You ever had any of the moments when you realise you might not be as morally clean as you'd like to think?
At the moment, I'm in third year of university. Dissertation deadline impending, major projects all over the place, all that sort of stuff. I usually don't have much faith in my own abilities. I've been procrastinating more than often, that much I admit. Honestly, there are reasons beyond laziness for that. My personal and mental problems have been getting in the way, and I have enough experience with them to know that it's better to wait for the storm to pass and make up for lost time when possible than to try and work through it. Not that my damn lecturers understand even a bit of that...

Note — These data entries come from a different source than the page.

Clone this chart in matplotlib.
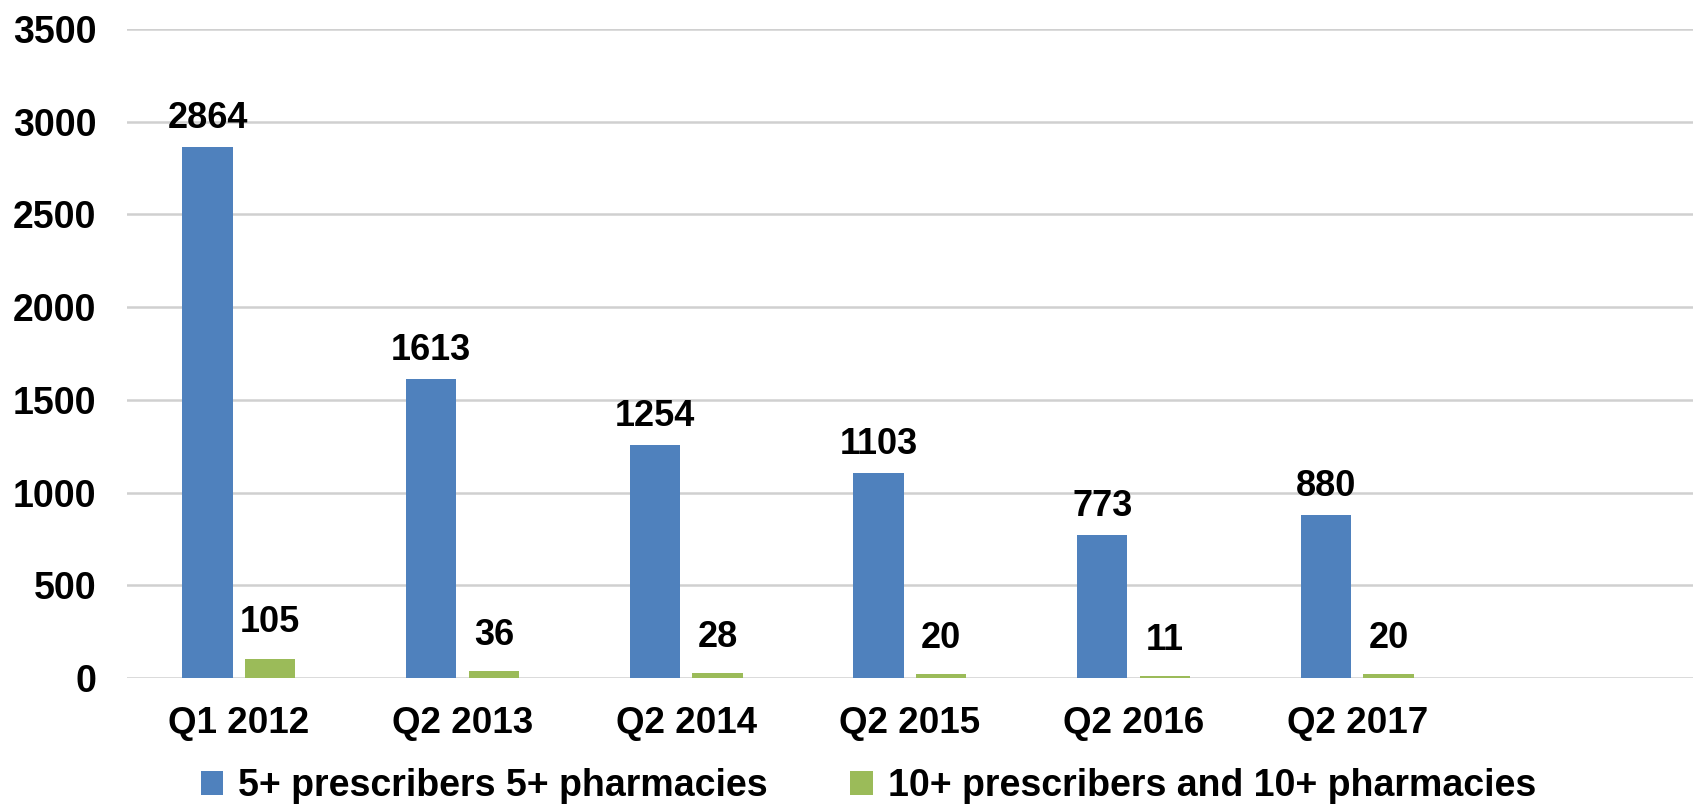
import numpy as np
import matplotlib.pyplot as plt

# dados
categorias = ["Q1 2012", "Q2 2013", "Q2 2014", "Q2 2015", "Q2 2016", "Q2 2017"]
serie_5 = [2864, 1613, 1254, 1103, 773, 880]
serie_10 = [105, 36, 28, 20, 11, 20]
nome_5 = "5+ prescribers 5+ pharmacies"
nome_10 = "10+ prescribers and 10+ pharmacies"

azul = "#4F81BD"
verde = "#9BBB59"

plt.rcParams["font.family"] = ["Liberation Sans", "DejaVu Sans"]
plt.rcParams["font.weight"] = "bold"

fig = plt.figure(figsize=(16.96, 8.06), dpi=100)
ax = fig.add_axes([0.0749, 0.1588, 0.9231, 0.8052])

x = np.arange(len(categorias))
largura = 0.225
desloc = 0.14

b1 = ax.bar(x - desloc, serie_5, largura, color=azul, label=nome_5, zorder=3)
b2 = ax.bar(x + desloc, serie_10, largura, color=verde, label=nome_10, zorder=3)

for barra, v in zip(b1, serie_5):
    ax.annotate(str(v), (barra.get_x() + barra.get_width() / 2, v),
                xytext=(0, 8), textcoords="offset points",
                ha="center", va="bottom", fontsize=26, fontweight="bold")
for barra, v in zip(b2, serie_10):
    ax.annotate(str(v), (barra.get_x() + barra.get_width() / 2, v),
                xytext=(0, 13), textcoords="offset points",
                ha="center", va="bottom", fontsize=26, fontweight="bold")

# uma posição vazia no final, como no original
ax.set_xlim(-0.5, len(categorias) + 0.5)
ax.set_ylim(0, 3500)
ax.set_yticks(np.arange(0, 3501, 500))
ax.set_xticks(x)
ax.set_xticklabels(categorias)
ax.tick_params(axis="both", length=0)
ax.tick_params(axis="x", pad=20, labelsize=26.5)
ax.tick_params(axis="y", pad=22, labelsize=27)

ax.grid(axis="y", color="#D0D0D0", linewidth=1.8, zorder=0)
for lado in ["top", "right", "left", "bottom"]:
    ax.spines[lado].set_visible(False)

fig.legend(handles=[b1, b2], loc="center", bbox_to_anchor=(0.512, 0.025),
           ncol=2, frameon=False, fontsize=27, handlelength=0.6,
           handleheight=0.6, handletextpad=0.4, columnspacing=2.2)

fig.savefig("out.png", dpi=100)
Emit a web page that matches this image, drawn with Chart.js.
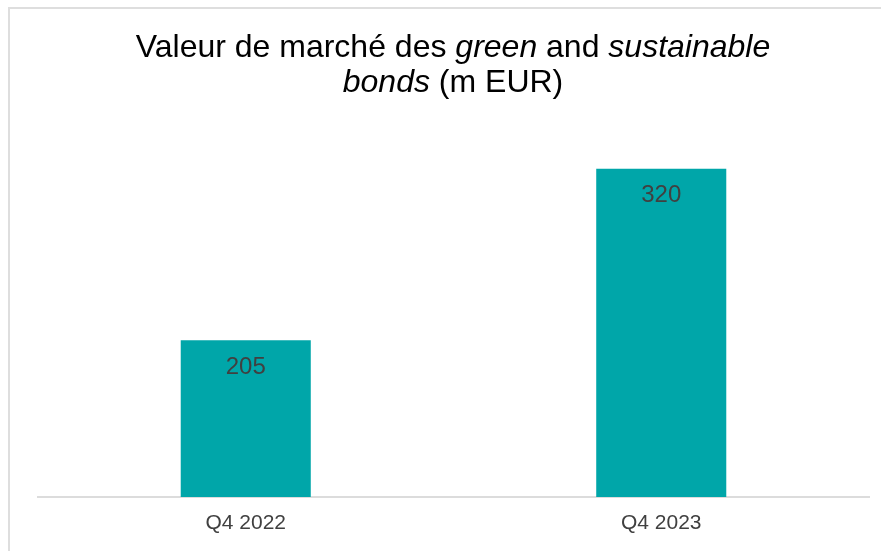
<!DOCTYPE html>
<html>
<head>
<meta charset="utf-8">
<script src="https://cdn.jsdelivr.net/npm/chart.js@4"></script>
<style>
  html, body { margin: 0; padding: 0; background: #ffffff; }
  #wrap { position: relative; width: 881px; height: 551px; overflow: hidden; background: #fff; }
  #frame { position: absolute; left: 8px; top: 7px; right: -4px; bottom: -4px;
           border-left: 2px solid #dedede; border-top: 2px solid #dedede; }
  #title { position: absolute; left: 53px; top: 29px; width: 800px; text-align: center;
           font-family: "Liberation Sans", Arial, sans-serif; font-size: 32px; line-height: 35px;
           color: #000; }
  canvas { position: absolute; left: 0; top: 0; }
</style>
</head>
<body>
<div id="wrap">
  <div id="frame"></div>
  <canvas id="c" width="881" height="551"></canvas>
  <div id="title">Valeur de marché des <i>green</i> and <i>sustainable</i><br><i>bonds</i> (m EUR)</div>
</div>
<script>
const categories = ["Q4 2022", "Q4 2023"];
const marketValues = [205, 320];

const valueLabels = {
  id: 'valueLabels',
  afterDatasetsDraw(chart) {
    const ctx = chart.ctx;
    const meta = chart.getDatasetMeta(0);
    ctx.save();
    ctx.font = '24px "Liberation Sans", Arial, sans-serif';
    ctx.fillStyle = '#404040';
    ctx.textAlign = 'center';
    ctx.textBaseline = 'middle';
    meta.data.forEach((bar, i) => {
      ctx.fillText(String(chart.data.datasets[0].data[i]), bar.x, bar.y + 27);
    });
    ctx.restore();
  }
};

new Chart(document.getElementById('c'), {
  type: 'bar',
  data: {
    labels: categories,
    datasets: [{
      data: marketValues,
      backgroundColor: '#00A6A9',
      borderWidth: 0,
      categoryPercentage: 1.0,
      barPercentage: 0.313
    }]
  },
  options: {
    responsive: false,
    animation: false,
    devicePixelRatio: 1,
    layout: { padding: { left: 38, right: 12, top: 124, bottom: 0 } },
    plugins: { legend: { display: false }, title: { display: false }, tooltip: { enabled: false } },
    scales: {
      x: {
        grid: { display: false, drawTicks: false },
        border: { display: true, color: '#dcdcdc', width: 2 },
        ticks: { color: '#404040', padding: 14, font: { family: '"Liberation Sans", Arial, sans-serif', size: 21 } },
        afterFit(scale) { scale.height = 54; }
      },
      y: {
        display: false,
        min: 100,
        max: 350
      }
    }
  },
  plugins: [valueLabels]
});
</script>
</body>
</html>
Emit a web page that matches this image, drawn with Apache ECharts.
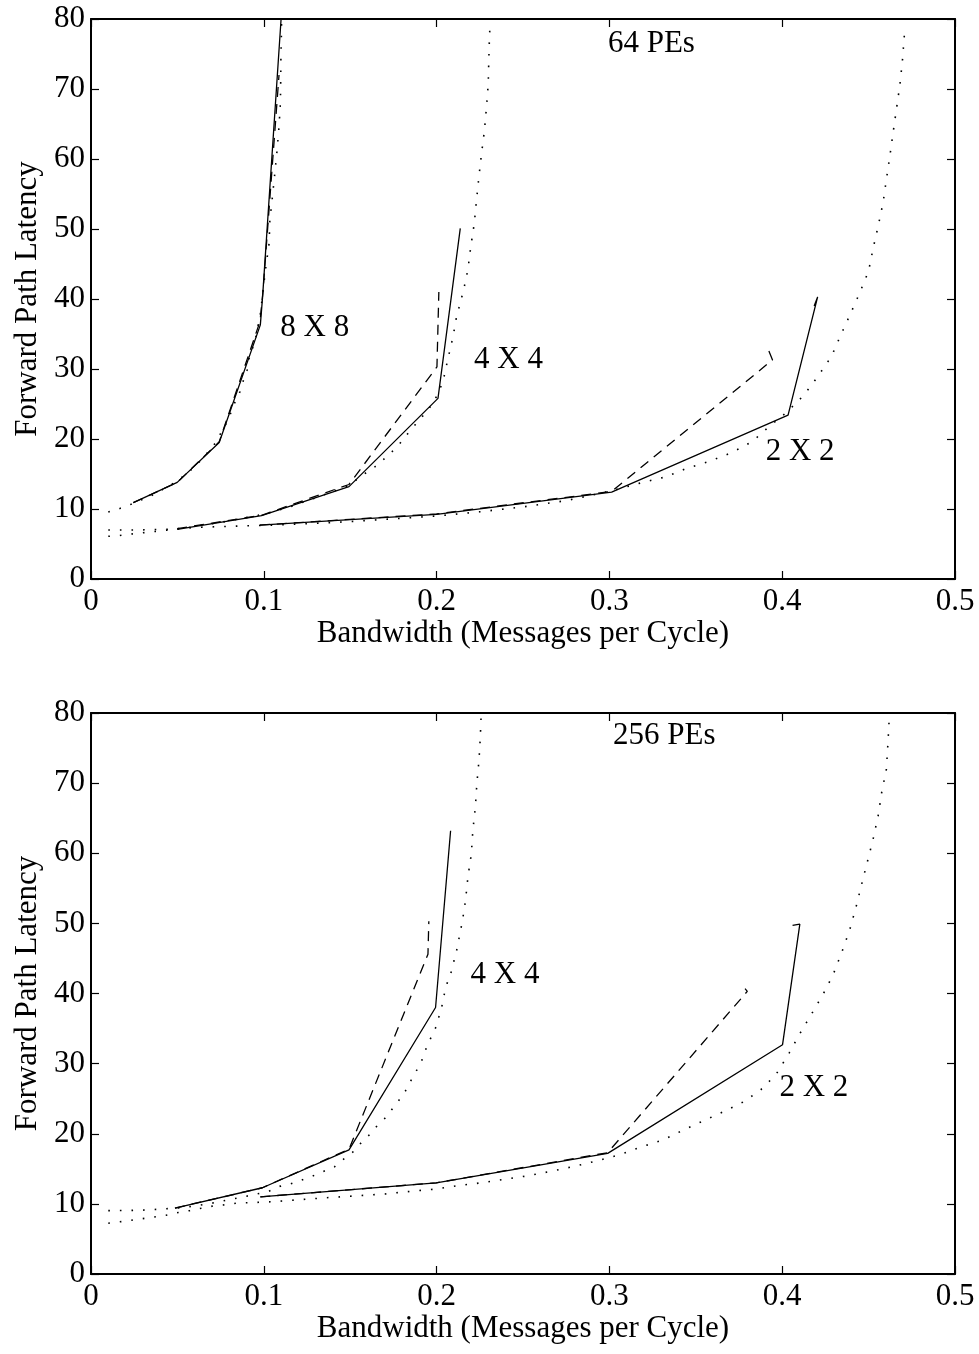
<!DOCTYPE html>
<html>
<head>
<meta charset="utf-8">
<script src="https://cdn.jsdelivr.net/npm/echarts@6/dist/echarts.min.js"></script>
<style>
html,body{margin:0;padding:0;background:#fff;}
#chart{width:979px;height:1354px;}
</style>
</head>
<body>
<div id="chart"></div>
<script>
// ---------- axis ticks ----------
const xTickValues = [0, 0.1, 0.2, 0.3, 0.4, 0.5];
const xTickLabels = ['0', '0.1', '0.2', '0.3', '0.4', '0.5'];
const yTickValues = [0, 10, 20, 30, 40, 50, 60, 70, 80];
const yTickLabels = ['0', '10', '20', '30', '40', '50', '60', '70', '80'];

// ---------- 64 PEs (top panel) ----------
const pe64_8x8_sim = [[0.0245,10.9],[0.0499,13.8],[0.0742,19.5],[0.098,36.3],[0.0993,40.3],[0.1100,80]];
const pe64_8x8_sim2 = [[0.0245,10.9],[0.0499,13.8],[0.0742,19.6],[0.0978,36.8],[0.0995,41.0],[0.1088,72]];
const pe64_8x8_model = [[0.01,9.57],[0.0163,10.04],[0.0225,10.6],[0.035,11.9],[0.0466,13.5],[0.0524,14.5],[0.06,16.0],[0.0669,17.9],[0.0713,19.2],[0.0746,20.6],[0.078,22.1],[0.0807,23.6],[0.0832,25.2],[0.0861,26.7],[0.0881,28.3],[0.0904,29.9],[0.0915,31.5],[0.0938,33.2],[0.0958,34.9],[0.0967,36.3],[0.0981,38],[0.0997,41.5],[0.1012,44.6],[0.1031,48],[0.1035,51.3],[0.105,54.6],[0.1064,58],[0.1077,61.3],[0.1088,64.6],[0.1096,68],[0.1098,71.3],[0.1099,74.6],[0.1102,77.9],[0.1103,80]];

const pe64_4x4_sim = [[0.0499,7.1],[0.0987,9.04],[0.1493,13.2],[0.2008,25.8],[0.2137,50.1]];
const pe64_4x4_sim2 = [[0.0499,7.2],[0.0987,9.1],[0.1493,13.5],[0.2002,30.3],[0.2013,41.0]];
const pe64_4x4_model = [[0.01,6.1],[0.0163,6.2],[0.0225,6.4],[0.03,6.6],[0.0375,6.8],[0.045,7.0],[0.055,7.3],[0.065,7.7],[0.08,8.3],[0.0967,9.1],[0.1035,9.5],[0.115,10.3],[0.13,11.6],[0.142,12.7],[0.1493,13.4],[0.1593,15.2],[0.1642,16.0],[0.1699,17.2],[0.1751,18.4],[0.1796,19.6],[0.1834,20.8],[0.1882,22.2],[0.1935,23.7],[0.1979,25.1],[0.2008,26.5],[0.2037,28.2],[0.2066,31.5],[0.2095,34.6],[0.2117,37.7],[0.2137,39.4],[0.2153,41],[0.2168,42.6],[0.2181,44.2],[0.2198,47.5],[0.2218,50.8],[0.2231,54.1],[0.2245,57.5],[0.226,60.8],[0.2277,64.1],[0.2289,67.5],[0.2299,70.8],[0.2302,74.1],[0.2306,77.5],[0.231,79.5]];

const pe64_2x2_sim = [[0.0977,7.7],[0.2,9.24],[0.3013,12.4],[0.4034,23.4],[0.4205,40.3],[0.4185,39.0]];
const pe64_2x2_sim2 = [[0.0977,7.7],[0.2,9.3],[0.3013,12.5],[0.3944,31.3],[0.3919,32.8]];
const pe64_2x2_model = [[0.01,7.0],[0.026,7.0],[0.0434,7.1],[0.064,7.4],[0.0909,7.6],[0.1,7.65],[0.125,7.9],[0.15,8.2],[0.175,8.6],[0.2,9.0],[0.225,9.6],[0.25,10.3],[0.275,11.2],[0.2923,12.1],[0.3058,12.9],[0.3193,13.8],[0.3328,14.6],[0.3447,15.8],[0.3578,16.8],[0.3703,18.0],[0.3825,19.6],[0.3925,21.8],[0.403,23.9],[0.4127,26.3],[0.4208,29],[0.4285,31.8],[0.434,34.9],[0.4397,38],[0.4449,40.9],[0.45,44],[0.4526,47.2],[0.4557,50.6],[0.4584,53.8],[0.4603,57.1],[0.4623,60.4],[0.4642,63.8],[0.4661,67.1],[0.468,70.4],[0.4695,73.8],[0.4705,77.1],[0.4711,78.9]];

// ---------- 256 PEs (bottom panel) ----------
const pe256_4x4_sim = [[0.0486,9.4],[0.0992,12.3],[0.1493,17.7],[0.1994,38.0],[0.2081,63.2]];
const pe256_4x4_sim2 = [[0.0486,9.4],[0.0992,12.3],[0.1493,17.8],[0.1950,45.6],[0.1955,50.3]];
const pe256_4x4_model = [[0.01,9.04],[0.02,9.05],[0.03,9.1],[0.0434,9.3],[0.05,9.4],[0.06,9.7],[0.07,10.1],[0.08,10.6],[0.09,11.1],[0.1025,11.76],[0.1092,12.5],[0.115,12.8],[0.1218,13.4],[0.1276,13.9],[0.1343,14.6],[0.141,15.3],[0.1458,16.3],[0.1516,17.4],[0.1555,18.5],[0.1613,19.9],[0.1651,21],[0.1709,22.4],[0.1748,23.7],[0.1786,24.9],[0.1825,26.3],[0.1854,27.7],[0.1886,29.1],[0.1917,30.6],[0.194,32.2],[0.1969,33.8],[0.1998,35.3],[0.2017,37],[0.2036,38.7],[0.2046,40.1],[0.2065,41.8],[0.2091,43.5],[0.2104,45.1],[0.2123,46.8],[0.2133,48.4],[0.2148,50.1],[0.2168,53.4],[0.2181,56.6],[0.2201,59.9],[0.221,63.3],[0.2224,66.5],[0.2233,69.9],[0.2245,73.2],[0.2253,76.5],[0.2258,79.9]];

const pe256_2x2_sim = [[0.098,11.0],[0.1998,13.0],[0.299,17.2],[0.4002,32.7],[0.4102,49.9],[0.406,49.7]];
const pe256_2x2_sim2 = [[0.098,11.0],[0.1998,13.0],[0.299,17.3],[0.3798,40.3],[0.3785,40.7]];
const pe256_2x2_model = [[0.01,7.24],[0.02,7.55],[0.03,7.9],[0.0434,8.38],[0.0505,8.76],[0.0572,9.04],[0.064,9.38],[0.0707,9.7],[0.0775,9.86],[0.0842,10.1],[0.1044,10.3],[0.1375,10.9],[0.1709,11.43],[0.1854,11.8],[0.1988,12.1],[0.2123,12.6],[0.2258,13.0],[0.2393,13.5],[0.2528,14.0],[0.2653,14.6],[0.2788,15.3],[0.2923,16.1],[0.3058,17.0],[0.3183,18.1],[0.3309,19.1],[0.3434,20.6],[0.3549,21.9],[0.3665,23.2],[0.378,24.6],[0.3877,26.3],[0.3963,28.4],[0.404,31.5],[0.4098,34.1],[0.4156,36.5],[0.4237,39.9],[0.4295,42.7],[0.4345,45.9],[0.4391,49.1],[0.4426,52.2],[0.446,55.6],[0.4493,58.8],[0.4526,62],[0.4555,65.3],[0.4576,68.7],[0.4603,72],[0.4611,75.3],[0.4618,78.6]];

// ---------- text annotations (anchored in data coordinates) ----------
const topNotes = [['64 PEs',0.3243,76.5],['8 X 8',0.1295,35.9],['4 X 4',0.2416,31.3],['2 X 2',0.4104,18.2]];
const bottomNotes = [['256 PEs',0.3318,76.8],['4 X 4',0.2396,42.6],['2 X 2',0.4183,26.6]];

const xAxisTitle = 'Bandwidth (Messages per Cycle)';
const yAxisTitle = 'Forward Path Latency';

// ---------- styling ----------
const FONT = 'Liberation Serif';
const FS = 31;
const solidStyle = {color:'#000', width:1.3, type:'solid'};
const dashStyle = {color:'#000', width:1.3, type:[10,7]};
const dotStyle = {color:'#000', width:1.6, type:[1.6,10]};

function xFmt(v){ const i = Math.round(v*10); return xTickLabels[i] !== undefined ? xTickLabels[i] : ''; }
function yFmt(v){ const i = Math.round(v/10); return yTickLabels[i] !== undefined ? yTickLabels[i] : ''; }

function makeX(grid, main){
  return {
    gridIndex: grid, type:'value', min: xTickValues[0], max: xTickValues[xTickValues.length-1], interval: 0.1,
    position: main ? 'bottom' : 'top',
    axisLine:{show:true, onZero:false, lineStyle:{color:'#000', width:2}},
    axisTick:{show:true, inside:true, length:8, lineStyle:{color:'#000', width:1.2}},
    axisLabel: main ? {show:true, formatter:xFmt, color:'#000', fontFamily:FONT, fontSize:FS, margin:7} : {show:false},
    splitLine:{show:false},
    name: main ? xAxisTitle : '', nameLocation:'middle', nameGap:31,
    nameTextStyle:{color:'#000', fontFamily:FONT, fontSize:FS}
  };
}
function makeY(grid, main){
  return {
    gridIndex: grid, type:'value', min: yTickValues[0], max: yTickValues[yTickValues.length-1], interval: 10,
    position: main ? 'left' : 'right',
    axisLine:{show:true, onZero:false, lineStyle:{color:'#000', width:2}},
    axisTick:{show:true, inside:true, length:8, lineStyle:{color:'#000', width:1.2}},
    axisLabel: main ? {show:true, formatter:yFmt, color:'#000', fontFamily:FONT, fontSize:FS, margin:6} : {show:false},
    splitLine:{show:false},
    name: main ? yAxisTitle : '', nameLocation:'middle', nameGap:48, nameRotate:90,
    nameTextStyle:{color:'#000', fontFamily:FONT, fontSize:FS}
  };
}

function line(data, style, xi, yi, z){
  return {type:'line', data:data, xAxisIndex:xi, yAxisIndex:yi, symbol:'none', showSymbol:false,
          lineStyle:style, clip:true, silent:true, z:z||2};
}
function notes(list, xi, yi){
  return {type:'scatter', xAxisIndex:xi, yAxisIndex:yi, symbolSize:0, silent:true, z:5,
    itemStyle:{opacity:1, color:'#000'},
    data: list.map(n => ({name:n[0], value:[n[1], n[2]]})),
    label:{show:true, position:'inside', formatter:'{b}', color:'#000', opacity:1,
           textBorderWidth:0, fontFamily:FONT, fontSize:FS}};
}

const chart = echarts.init(document.getElementById('chart'), null, {renderer:'canvas'});
chart.setOption({
  animation:false,
  backgroundColor:'#fff',
  grid:[
    {left:91, top:19, width:864, height:560},
    {left:91, top:713, width:864, height:561}
  ],
  xAxis:[makeX(0,true), makeX(0,false), makeX(1,true), makeX(1,false)],
  yAxis:[makeY(0,true), makeY(0,false), makeY(1,true), makeY(1,false)],
  series:[
    line(pe64_8x8_model, dotStyle, 0, 0),
    line(pe64_4x4_model, dotStyle, 0, 0),
    line(pe64_2x2_model, dotStyle, 0, 0),
    line(pe64_8x8_sim2, dashStyle, 0, 0),
    line(pe64_4x4_sim2, dashStyle, 0, 0),
    line(pe64_2x2_sim2, dashStyle, 0, 0),
    line(pe64_8x8_sim, solidStyle, 0, 0, 3),
    line(pe64_4x4_sim, solidStyle, 0, 0, 3),
    line(pe64_2x2_sim, solidStyle, 0, 0, 3),
    notes(topNotes, 0, 0),
    line(pe256_4x4_model, dotStyle, 2, 2),
    line(pe256_2x2_model, dotStyle, 2, 2),
    line(pe256_4x4_sim2, dashStyle, 2, 2),
    line(pe256_2x2_sim2, dashStyle, 2, 2),
    line(pe256_4x4_sim, solidStyle, 2, 2, 3),
    line(pe256_2x2_sim, solidStyle, 2, 2, 3),
    notes(bottomNotes, 2, 2)
  ]
});
</script>
</body>
</html>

However, I've found out through social networking that most of my colleagues are not anywhere close to finished yet, whereas I have already submitted a first draft for feedback. I had thought I had left it a little late, but clearly I'm doing better in relation than I had thought.
This pleases me. I feel like, knowing how harsh academic pressure can be on a mind, I should not be taking such a high level of pleasure in their obstacles. Sure, they'll get it done. They always seem to do so without breaking a sweat, but for now, it's nice to know that I, whom they would insult for my coping mechanisms, have gotten ahead of them.
And yet, reading that paragraph back, I feel like the nerdy, unlikable asshole from a high school comedy. I'd feel a lot more guilty if I could help it at all.
Captcha: Creative process. How fitting.